#### [Directions for this task]
Give the data again exactly as written, skipping any pictures.

#### [Data shown]
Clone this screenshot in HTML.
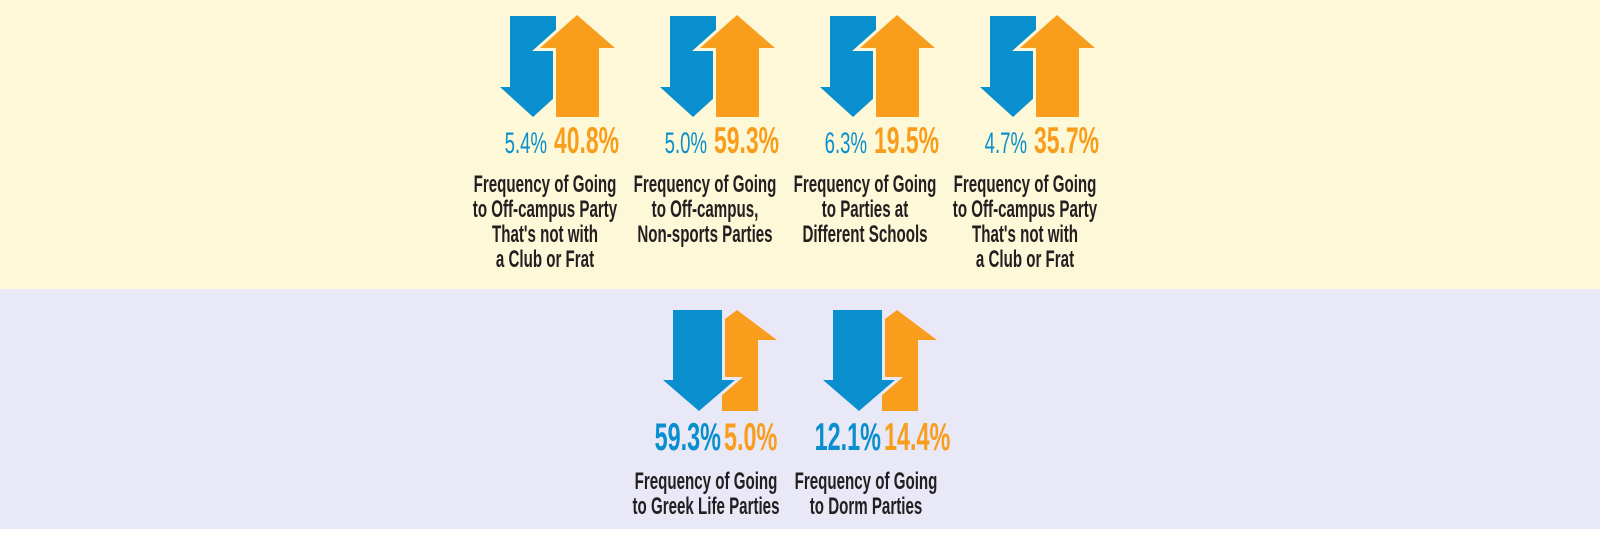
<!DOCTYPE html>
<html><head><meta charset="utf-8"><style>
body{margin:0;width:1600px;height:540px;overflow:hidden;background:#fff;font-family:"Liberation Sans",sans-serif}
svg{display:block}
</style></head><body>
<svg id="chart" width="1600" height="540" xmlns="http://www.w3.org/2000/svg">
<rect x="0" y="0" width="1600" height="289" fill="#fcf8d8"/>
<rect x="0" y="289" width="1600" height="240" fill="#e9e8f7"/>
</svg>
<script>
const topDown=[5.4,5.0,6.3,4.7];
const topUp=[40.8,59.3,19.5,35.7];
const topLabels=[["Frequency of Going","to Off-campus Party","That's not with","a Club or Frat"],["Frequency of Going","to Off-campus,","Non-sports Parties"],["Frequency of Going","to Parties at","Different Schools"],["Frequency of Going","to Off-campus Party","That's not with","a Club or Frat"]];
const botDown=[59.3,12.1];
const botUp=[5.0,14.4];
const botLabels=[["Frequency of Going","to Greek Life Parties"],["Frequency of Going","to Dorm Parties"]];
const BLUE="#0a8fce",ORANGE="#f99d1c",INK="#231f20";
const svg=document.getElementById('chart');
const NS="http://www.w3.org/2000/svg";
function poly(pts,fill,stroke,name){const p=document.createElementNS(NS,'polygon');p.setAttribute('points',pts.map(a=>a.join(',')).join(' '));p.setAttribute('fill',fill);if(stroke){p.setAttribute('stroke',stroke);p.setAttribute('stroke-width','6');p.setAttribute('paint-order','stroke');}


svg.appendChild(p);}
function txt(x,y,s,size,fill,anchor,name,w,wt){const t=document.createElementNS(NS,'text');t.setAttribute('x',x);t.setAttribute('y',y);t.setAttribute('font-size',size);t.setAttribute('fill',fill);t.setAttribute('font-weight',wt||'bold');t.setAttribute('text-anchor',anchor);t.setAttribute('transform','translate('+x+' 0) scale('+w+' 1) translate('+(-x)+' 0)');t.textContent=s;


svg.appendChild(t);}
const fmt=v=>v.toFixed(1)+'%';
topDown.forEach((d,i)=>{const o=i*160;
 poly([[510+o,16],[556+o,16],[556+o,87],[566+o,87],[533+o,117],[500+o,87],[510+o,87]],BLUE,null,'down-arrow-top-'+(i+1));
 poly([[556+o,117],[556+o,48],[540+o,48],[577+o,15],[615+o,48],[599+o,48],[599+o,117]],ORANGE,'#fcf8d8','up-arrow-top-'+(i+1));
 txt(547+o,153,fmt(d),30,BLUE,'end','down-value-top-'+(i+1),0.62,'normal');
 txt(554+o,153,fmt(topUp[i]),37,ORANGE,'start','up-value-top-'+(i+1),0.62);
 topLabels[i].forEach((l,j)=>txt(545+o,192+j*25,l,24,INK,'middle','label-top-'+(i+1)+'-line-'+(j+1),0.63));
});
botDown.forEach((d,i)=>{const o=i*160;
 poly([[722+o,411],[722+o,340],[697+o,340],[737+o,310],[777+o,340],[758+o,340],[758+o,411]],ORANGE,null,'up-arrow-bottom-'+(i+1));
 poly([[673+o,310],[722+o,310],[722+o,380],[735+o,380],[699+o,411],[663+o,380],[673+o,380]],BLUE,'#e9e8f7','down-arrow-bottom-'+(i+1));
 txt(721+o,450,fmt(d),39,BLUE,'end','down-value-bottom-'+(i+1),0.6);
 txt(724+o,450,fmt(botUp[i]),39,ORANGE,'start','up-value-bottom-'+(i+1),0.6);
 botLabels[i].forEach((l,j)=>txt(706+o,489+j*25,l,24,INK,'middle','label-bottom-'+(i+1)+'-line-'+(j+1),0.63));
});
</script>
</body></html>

#### [Task response]
Clone this screenshot in HTML.
<!DOCTYPE html>
<html><head><meta charset="utf-8"><style>
body{margin:0;width:1600px;height:540px;overflow:hidden;background:#fff;font-family:"Liberation Sans",sans-serif}
svg{display:block}
</style></head><body>
<svg id="chart" width="1600" height="540" xmlns="http://www.w3.org/2000/svg">
<rect x="0" y="0" width="1600" height="289" fill="#fcf8d8"/>
<rect x="0" y="289" width="1600" height="240" fill="#e9e8f7"/>
</svg>
<script>
const topDown=[5.4,5.0,6.3,4.7];
const topUp=[40.8,59.3,19.5,35.7];
const topLabels=[["Frequency of Going","to Off-campus Party","That's not with","a Club or Frat"],["Frequency of Going","to Off-campus,","Non-sports Parties"],["Frequency of Going","to Parties at","Different Schools"],["Frequency of Going","to Off-campus Party","That's not with","a Club or Frat"]];
const botDown=[59.3,12.1];
const botUp=[5.0,14.4];
const botLabels=[["Frequency of Going","to Greek Life Parties"],["Frequency of Going","to Dorm Parties"]];
const BLUE="#0a8fce",ORANGE="#f99d1c",INK="#231f20";
const svg=document.getElementById('chart');
const NS="http://www.w3.org/2000/svg";
function poly(pts,fill,stroke,name){const p=document.createElementNS(NS,'polygon');p.setAttribute('points',pts.map(a=>a.join(',')).join(' '));p.setAttribute('fill',fill);if(stroke){p.setAttribute('stroke',stroke);p.setAttribute('stroke-width','6');p.setAttribute('paint-order','stroke');}


svg.appendChild(p);}
function txt(x,y,s,size,fill,anchor,name,w,wt){const t=document.createElementNS(NS,'text');t.setAttribute('x',x);t.setAttribute('y',y);t.setAttribute('font-size',size);t.setAttribute('fill',fill);t.setAttribute('font-weight',wt||'bold');t.setAttribute('text-anchor',anchor);t.setAttribute('transform','translate('+x+' 0) scale('+w+' 1) translate('+(-x)+' 0)');t.textContent=s;


svg.appendChild(t);}
const fmt=v=>v.toFixed(1)+'%';
topDown.forEach((d,i)=>{const o=i*160;
 poly([[510+o,16],[556+o,16],[556+o,87],[566+o,87],[533+o,117],[500+o,87],[510+o,87]],BLUE,null,'down-arrow-top-'+(i+1));
 poly([[556+o,117],[556+o,48],[540+o,48],[577+o,15],[615+o,48],[599+o,48],[599+o,117]],ORANGE,'#fcf8d8','up-arrow-top-'+(i+1));
 txt(547+o,153,fmt(d),30,BLUE,'end','down-value-top-'+(i+1),0.62,'normal');
 txt(554+o,153,fmt(topUp[i]),37,ORANGE,'start','up-value-top-'+(i+1),0.62);
 topLabels[i].forEach((l,j)=>txt(545+o,192+j*25,l,24,INK,'middle','label-top-'+(i+1)+'-line-'+(j+1),0.63));
});
botDown.forEach((d,i)=>{const o=i*160;
 poly([[722+o,411],[722+o,340],[697+o,340],[737+o,310],[777+o,340],[758+o,340],[758+o,411]],ORANGE,null,'up-arrow-bottom-'+(i+1));
 poly([[673+o,310],[722+o,310],[722+o,380],[735+o,380],[699+o,411],[663+o,380],[673+o,380]],BLUE,'#e9e8f7','down-arrow-bottom-'+(i+1));
 txt(721+o,450,fmt(d),39,BLUE,'end','down-value-bottom-'+(i+1),0.6);
 txt(724+o,450,fmt(botUp[i]),39,ORANGE,'start','up-value-bottom-'+(i+1),0.6);
 botLabels[i].forEach((l,j)=>txt(706+o,489+j*25,l,24,INK,'middle','label-bottom-'+(i+1)+'-line-'+(j+1),0.63));
});
</script>
</body></html>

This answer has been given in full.